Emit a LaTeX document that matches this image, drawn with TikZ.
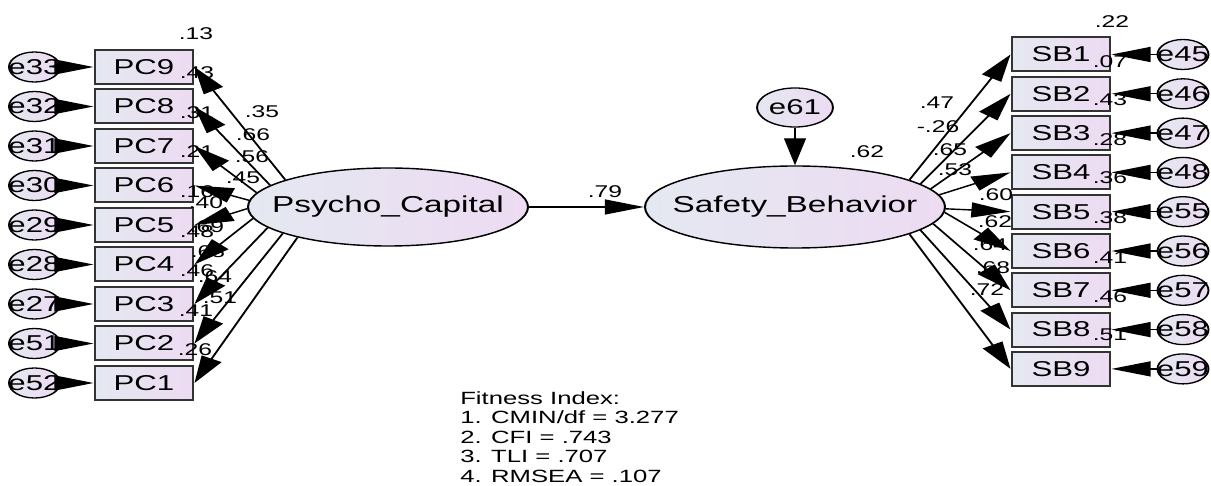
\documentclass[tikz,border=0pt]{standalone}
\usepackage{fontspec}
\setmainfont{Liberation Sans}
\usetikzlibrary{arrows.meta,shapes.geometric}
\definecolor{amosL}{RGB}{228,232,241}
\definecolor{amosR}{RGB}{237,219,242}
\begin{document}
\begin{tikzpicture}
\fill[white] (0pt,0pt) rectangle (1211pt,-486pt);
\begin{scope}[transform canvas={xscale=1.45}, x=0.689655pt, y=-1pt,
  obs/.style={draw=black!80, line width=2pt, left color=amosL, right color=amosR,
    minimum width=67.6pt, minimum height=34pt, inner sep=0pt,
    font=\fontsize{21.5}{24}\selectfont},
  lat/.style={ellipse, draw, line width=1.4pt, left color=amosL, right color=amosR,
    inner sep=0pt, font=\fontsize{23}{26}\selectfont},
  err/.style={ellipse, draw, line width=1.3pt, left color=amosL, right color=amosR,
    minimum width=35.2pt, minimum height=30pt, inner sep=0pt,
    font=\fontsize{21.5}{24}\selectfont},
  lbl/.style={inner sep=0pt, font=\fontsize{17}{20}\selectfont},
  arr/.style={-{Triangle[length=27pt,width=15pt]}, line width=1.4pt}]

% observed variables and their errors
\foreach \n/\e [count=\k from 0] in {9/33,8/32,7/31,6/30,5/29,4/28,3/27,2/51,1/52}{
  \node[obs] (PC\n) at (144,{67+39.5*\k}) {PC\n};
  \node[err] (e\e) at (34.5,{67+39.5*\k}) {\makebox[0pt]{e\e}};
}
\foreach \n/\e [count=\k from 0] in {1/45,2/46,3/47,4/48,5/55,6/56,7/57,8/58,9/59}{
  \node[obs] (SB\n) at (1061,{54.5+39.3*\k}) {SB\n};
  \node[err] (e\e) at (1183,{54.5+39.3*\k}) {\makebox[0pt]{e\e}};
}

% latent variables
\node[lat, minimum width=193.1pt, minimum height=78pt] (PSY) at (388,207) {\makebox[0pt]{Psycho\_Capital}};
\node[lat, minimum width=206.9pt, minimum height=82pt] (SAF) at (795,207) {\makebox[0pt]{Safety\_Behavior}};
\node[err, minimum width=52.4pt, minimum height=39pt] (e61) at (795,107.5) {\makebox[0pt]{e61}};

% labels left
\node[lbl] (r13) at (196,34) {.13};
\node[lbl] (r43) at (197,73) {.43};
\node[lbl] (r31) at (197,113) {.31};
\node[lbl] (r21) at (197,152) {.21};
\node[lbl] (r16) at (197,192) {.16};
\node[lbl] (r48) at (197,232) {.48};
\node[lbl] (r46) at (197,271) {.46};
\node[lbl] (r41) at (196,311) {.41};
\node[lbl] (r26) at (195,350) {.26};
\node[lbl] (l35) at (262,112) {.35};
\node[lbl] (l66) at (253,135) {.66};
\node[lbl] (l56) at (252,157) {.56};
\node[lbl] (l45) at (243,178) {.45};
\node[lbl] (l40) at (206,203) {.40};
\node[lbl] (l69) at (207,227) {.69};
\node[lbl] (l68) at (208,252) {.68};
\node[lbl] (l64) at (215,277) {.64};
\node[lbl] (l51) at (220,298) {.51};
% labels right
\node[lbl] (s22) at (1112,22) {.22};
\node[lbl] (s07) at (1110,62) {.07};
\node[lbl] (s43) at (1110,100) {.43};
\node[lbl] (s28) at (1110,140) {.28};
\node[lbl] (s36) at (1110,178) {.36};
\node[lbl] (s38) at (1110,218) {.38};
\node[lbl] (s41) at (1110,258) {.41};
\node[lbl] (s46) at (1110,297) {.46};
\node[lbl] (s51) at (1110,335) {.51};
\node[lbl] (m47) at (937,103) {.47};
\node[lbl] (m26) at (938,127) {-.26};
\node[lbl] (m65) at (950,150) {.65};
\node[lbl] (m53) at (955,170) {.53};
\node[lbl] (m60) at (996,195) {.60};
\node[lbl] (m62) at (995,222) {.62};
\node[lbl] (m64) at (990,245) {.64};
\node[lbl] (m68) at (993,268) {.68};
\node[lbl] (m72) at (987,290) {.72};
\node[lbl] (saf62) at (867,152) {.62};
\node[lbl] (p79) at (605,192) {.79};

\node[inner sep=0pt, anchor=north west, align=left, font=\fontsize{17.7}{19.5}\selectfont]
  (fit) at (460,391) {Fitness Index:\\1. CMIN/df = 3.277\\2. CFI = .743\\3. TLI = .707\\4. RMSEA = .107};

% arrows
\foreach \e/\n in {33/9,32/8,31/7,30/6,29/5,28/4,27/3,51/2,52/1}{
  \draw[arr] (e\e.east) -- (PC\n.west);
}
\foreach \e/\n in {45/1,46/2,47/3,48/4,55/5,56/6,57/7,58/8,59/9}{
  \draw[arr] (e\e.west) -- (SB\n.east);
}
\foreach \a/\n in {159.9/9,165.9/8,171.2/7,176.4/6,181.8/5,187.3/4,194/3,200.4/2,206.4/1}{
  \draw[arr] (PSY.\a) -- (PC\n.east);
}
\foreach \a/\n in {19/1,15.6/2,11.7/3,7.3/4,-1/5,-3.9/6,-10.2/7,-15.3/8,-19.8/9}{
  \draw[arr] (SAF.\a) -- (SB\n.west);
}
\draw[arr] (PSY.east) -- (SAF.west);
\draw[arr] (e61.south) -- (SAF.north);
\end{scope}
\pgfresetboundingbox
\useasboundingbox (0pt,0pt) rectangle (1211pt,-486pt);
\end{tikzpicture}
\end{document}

--------------------

Requirements
Print out the whole of the material word for word, without pictures.

Output of the exercise
Emit a LaTeX document that matches this image, drawn with TikZ.
\documentclass[tikz,border=0pt]{standalone}
\usepackage{fontspec}
\setmainfont{Liberation Sans}
\usetikzlibrary{arrows.meta,shapes.geometric}
\definecolor{amosL}{RGB}{228,232,241}
\definecolor{amosR}{RGB}{237,219,242}
\begin{document}
\begin{tikzpicture}
\fill[white] (0pt,0pt) rectangle (1211pt,-486pt);
\begin{scope}[transform canvas={xscale=1.45}, x=0.689655pt, y=-1pt,
  obs/.style={draw=black!80, line width=2pt, left color=amosL, right color=amosR,
    minimum width=67.6pt, minimum height=34pt, inner sep=0pt,
    font=\fontsize{21.5}{24}\selectfont},
  lat/.style={ellipse, draw, line width=1.4pt, left color=amosL, right color=amosR,
    inner sep=0pt, font=\fontsize{23}{26}\selectfont},
  err/.style={ellipse, draw, line width=1.3pt, left color=amosL, right color=amosR,
    minimum width=35.2pt, minimum height=30pt, inner sep=0pt,
    font=\fontsize{21.5}{24}\selectfont},
  lbl/.style={inner sep=0pt, font=\fontsize{17}{20}\selectfont},
  arr/.style={-{Triangle[length=27pt,width=15pt]}, line width=1.4pt}]

% observed variables and their errors
\foreach \n/\e [count=\k from 0] in {9/33,8/32,7/31,6/30,5/29,4/28,3/27,2/51,1/52}{
  \node[obs] (PC\n) at (144,{67+39.5*\k}) {PC\n};
  \node[err] (e\e) at (34.5,{67+39.5*\k}) {\makebox[0pt]{e\e}};
}
\foreach \n/\e [count=\k from 0] in {1/45,2/46,3/47,4/48,5/55,6/56,7/57,8/58,9/59}{
  \node[obs] (SB\n) at (1061,{54.5+39.3*\k}) {SB\n};
  \node[err] (e\e) at (1183,{54.5+39.3*\k}) {\makebox[0pt]{e\e}};
}

% latent variables
\node[lat, minimum width=193.1pt, minimum height=78pt] (PSY) at (388,207) {\makebox[0pt]{Psycho\_Capital}};
\node[lat, minimum width=206.9pt, minimum height=82pt] (SAF) at (795,207) {\makebox[0pt]{Safety\_Behavior}};
\node[err, minimum width=52.4pt, minimum height=39pt] (e61) at (795,107.5) {\makebox[0pt]{e61}};

% labels left
\node[lbl] (r13) at (196,34) {.13};
\node[lbl] (r43) at (197,73) {.43};
\node[lbl] (r31) at (197,113) {.31};
\node[lbl] (r21) at (197,152) {.21};
\node[lbl] (r16) at (197,192) {.16};
\node[lbl] (r48) at (197,232) {.48};
\node[lbl] (r46) at (197,271) {.46};
\node[lbl] (r41) at (196,311) {.41};
\node[lbl] (r26) at (195,350) {.26};
\node[lbl] (l35) at (262,112) {.35};
\node[lbl] (l66) at (253,135) {.66};
\node[lbl] (l56) at (252,157) {.56};
\node[lbl] (l45) at (243,178) {.45};
\node[lbl] (l40) at (206,203) {.40};
\node[lbl] (l69) at (207,227) {.69};
\node[lbl] (l68) at (208,252) {.68};
\node[lbl] (l64) at (215,277) {.64};
\node[lbl] (l51) at (220,298) {.51};
% labels right
\node[lbl] (s22) at (1112,22) {.22};
\node[lbl] (s07) at (1110,62) {.07};
\node[lbl] (s43) at (1110,100) {.43};
\node[lbl] (s28) at (1110,140) {.28};
\node[lbl] (s36) at (1110,178) {.36};
\node[lbl] (s38) at (1110,218) {.38};
\node[lbl] (s41) at (1110,258) {.41};
\node[lbl] (s46) at (1110,297) {.46};
\node[lbl] (s51) at (1110,335) {.51};
\node[lbl] (m47) at (937,103) {.47};
\node[lbl] (m26) at (938,127) {-.26};
\node[lbl] (m65) at (950,150) {.65};
\node[lbl] (m53) at (955,170) {.53};
\node[lbl] (m60) at (996,195) {.60};
\node[lbl] (m62) at (995,222) {.62};
\node[lbl] (m64) at (990,245) {.64};
\node[lbl] (m68) at (993,268) {.68};
\node[lbl] (m72) at (987,290) {.72};
\node[lbl] (saf62) at (867,152) {.62};
\node[lbl] (p79) at (605,192) {.79};

\node[inner sep=0pt, anchor=north west, align=left, font=\fontsize{17.7}{19.5}\selectfont]
  (fit) at (460,391) {Fitness Index:\\1. CMIN/df = 3.277\\2. CFI = .743\\3. TLI = .707\\4. RMSEA = .107};

% arrows
\foreach \e/\n in {33/9,32/8,31/7,30/6,29/5,28/4,27/3,51/2,52/1}{
  \draw[arr] (e\e.east) -- (PC\n.west);
}
\foreach \e/\n in {45/1,46/2,47/3,48/4,55/5,56/6,57/7,58/8,59/9}{
  \draw[arr] (e\e.west) -- (SB\n.east);
}
\foreach \a/\n in {159.9/9,165.9/8,171.2/7,176.4/6,181.8/5,187.3/4,194/3,200.4/2,206.4/1}{
  \draw[arr] (PSY.\a) -- (PC\n.east);
}
\foreach \a/\n in {19/1,15.6/2,11.7/3,7.3/4,-1/5,-3.9/6,-10.2/7,-15.3/8,-19.8/9}{
  \draw[arr] (SAF.\a) -- (SB\n.west);
}
\draw[arr] (PSY.east) -- (SAF.west);
\draw[arr] (e61.south) -- (SAF.north);
\end{scope}
\pgfresetboundingbox
\useasboundingbox (0pt,0pt) rectangle (1211pt,-486pt);
\end{tikzpicture}
\end{document}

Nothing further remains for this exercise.